Problem -
Which lines in the records below contain the word "with"? Copy each of them.

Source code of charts
================

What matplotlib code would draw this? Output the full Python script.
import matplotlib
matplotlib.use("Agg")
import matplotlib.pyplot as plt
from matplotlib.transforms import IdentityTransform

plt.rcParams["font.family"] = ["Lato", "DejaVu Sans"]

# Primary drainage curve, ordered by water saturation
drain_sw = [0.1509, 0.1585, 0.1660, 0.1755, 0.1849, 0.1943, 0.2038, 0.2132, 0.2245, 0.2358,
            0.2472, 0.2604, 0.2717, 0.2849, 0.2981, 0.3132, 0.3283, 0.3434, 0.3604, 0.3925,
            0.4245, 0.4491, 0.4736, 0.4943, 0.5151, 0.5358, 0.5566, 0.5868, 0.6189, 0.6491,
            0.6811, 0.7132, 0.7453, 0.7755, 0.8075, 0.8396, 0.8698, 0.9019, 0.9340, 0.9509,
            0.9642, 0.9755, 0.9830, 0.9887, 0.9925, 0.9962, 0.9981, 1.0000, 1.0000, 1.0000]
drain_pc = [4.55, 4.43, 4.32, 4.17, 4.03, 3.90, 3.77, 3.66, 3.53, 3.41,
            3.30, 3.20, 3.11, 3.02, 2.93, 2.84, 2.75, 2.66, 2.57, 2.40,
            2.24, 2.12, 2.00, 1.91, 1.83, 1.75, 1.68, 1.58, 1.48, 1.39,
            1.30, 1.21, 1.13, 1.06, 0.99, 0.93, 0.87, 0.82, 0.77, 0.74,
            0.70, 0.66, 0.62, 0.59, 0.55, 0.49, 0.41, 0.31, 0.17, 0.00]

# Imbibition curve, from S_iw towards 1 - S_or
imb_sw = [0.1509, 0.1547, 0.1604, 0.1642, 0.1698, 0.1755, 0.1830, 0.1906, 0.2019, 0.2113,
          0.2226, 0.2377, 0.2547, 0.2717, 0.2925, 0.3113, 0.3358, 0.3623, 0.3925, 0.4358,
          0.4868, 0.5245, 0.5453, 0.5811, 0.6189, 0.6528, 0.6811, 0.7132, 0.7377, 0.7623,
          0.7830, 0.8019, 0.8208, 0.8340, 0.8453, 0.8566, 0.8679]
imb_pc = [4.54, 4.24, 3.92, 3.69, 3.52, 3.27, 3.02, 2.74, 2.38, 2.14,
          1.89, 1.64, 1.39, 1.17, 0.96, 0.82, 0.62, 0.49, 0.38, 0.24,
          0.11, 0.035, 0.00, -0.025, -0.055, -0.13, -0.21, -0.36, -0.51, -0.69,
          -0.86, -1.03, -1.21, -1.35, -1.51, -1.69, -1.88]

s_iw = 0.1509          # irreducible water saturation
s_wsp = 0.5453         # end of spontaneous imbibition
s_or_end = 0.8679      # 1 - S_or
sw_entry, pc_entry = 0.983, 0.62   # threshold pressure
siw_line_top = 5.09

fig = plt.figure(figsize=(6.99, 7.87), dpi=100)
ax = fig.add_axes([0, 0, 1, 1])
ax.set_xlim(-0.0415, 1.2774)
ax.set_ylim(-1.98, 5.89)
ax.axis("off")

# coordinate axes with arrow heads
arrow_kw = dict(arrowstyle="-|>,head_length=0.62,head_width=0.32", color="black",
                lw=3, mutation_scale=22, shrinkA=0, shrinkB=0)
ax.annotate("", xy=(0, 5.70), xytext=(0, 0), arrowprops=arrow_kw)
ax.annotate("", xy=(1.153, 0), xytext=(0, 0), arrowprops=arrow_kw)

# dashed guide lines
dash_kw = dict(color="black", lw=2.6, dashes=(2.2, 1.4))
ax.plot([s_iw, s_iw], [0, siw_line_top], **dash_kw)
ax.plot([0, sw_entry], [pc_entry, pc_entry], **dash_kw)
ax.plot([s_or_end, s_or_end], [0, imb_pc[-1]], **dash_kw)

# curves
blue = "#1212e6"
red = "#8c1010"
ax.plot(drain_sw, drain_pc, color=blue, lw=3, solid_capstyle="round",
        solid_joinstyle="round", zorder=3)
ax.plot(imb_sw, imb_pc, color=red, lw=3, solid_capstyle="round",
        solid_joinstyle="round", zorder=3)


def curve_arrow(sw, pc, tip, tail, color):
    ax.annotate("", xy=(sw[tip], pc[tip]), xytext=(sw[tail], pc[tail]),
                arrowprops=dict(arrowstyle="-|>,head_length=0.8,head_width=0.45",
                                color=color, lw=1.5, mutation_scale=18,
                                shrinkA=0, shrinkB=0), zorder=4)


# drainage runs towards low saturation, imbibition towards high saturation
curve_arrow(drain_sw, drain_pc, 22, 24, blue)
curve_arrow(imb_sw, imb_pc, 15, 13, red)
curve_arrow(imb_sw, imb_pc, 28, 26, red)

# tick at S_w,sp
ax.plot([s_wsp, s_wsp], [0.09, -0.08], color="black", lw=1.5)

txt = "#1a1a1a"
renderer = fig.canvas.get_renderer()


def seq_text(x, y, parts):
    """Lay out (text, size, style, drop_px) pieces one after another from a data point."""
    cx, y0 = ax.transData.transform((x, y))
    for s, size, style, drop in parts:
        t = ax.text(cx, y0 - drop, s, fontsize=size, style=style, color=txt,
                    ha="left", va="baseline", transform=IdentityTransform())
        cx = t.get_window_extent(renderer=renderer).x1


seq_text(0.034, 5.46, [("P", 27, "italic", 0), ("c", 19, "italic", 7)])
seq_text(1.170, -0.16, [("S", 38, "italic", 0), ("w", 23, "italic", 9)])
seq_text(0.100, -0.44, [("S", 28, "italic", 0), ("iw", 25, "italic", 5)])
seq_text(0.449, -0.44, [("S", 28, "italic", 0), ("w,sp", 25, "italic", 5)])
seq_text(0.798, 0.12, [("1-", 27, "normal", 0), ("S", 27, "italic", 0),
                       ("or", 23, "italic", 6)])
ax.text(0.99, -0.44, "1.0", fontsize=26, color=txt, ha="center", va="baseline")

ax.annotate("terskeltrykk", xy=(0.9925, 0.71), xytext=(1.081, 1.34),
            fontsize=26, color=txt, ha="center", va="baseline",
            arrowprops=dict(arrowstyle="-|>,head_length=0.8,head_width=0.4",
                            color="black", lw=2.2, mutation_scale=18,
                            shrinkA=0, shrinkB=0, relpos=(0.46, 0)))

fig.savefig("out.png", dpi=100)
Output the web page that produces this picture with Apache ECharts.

================

Full answer -
# coordinate axes with arrow heads
Output the web page that produces this picture with Apache ECharts.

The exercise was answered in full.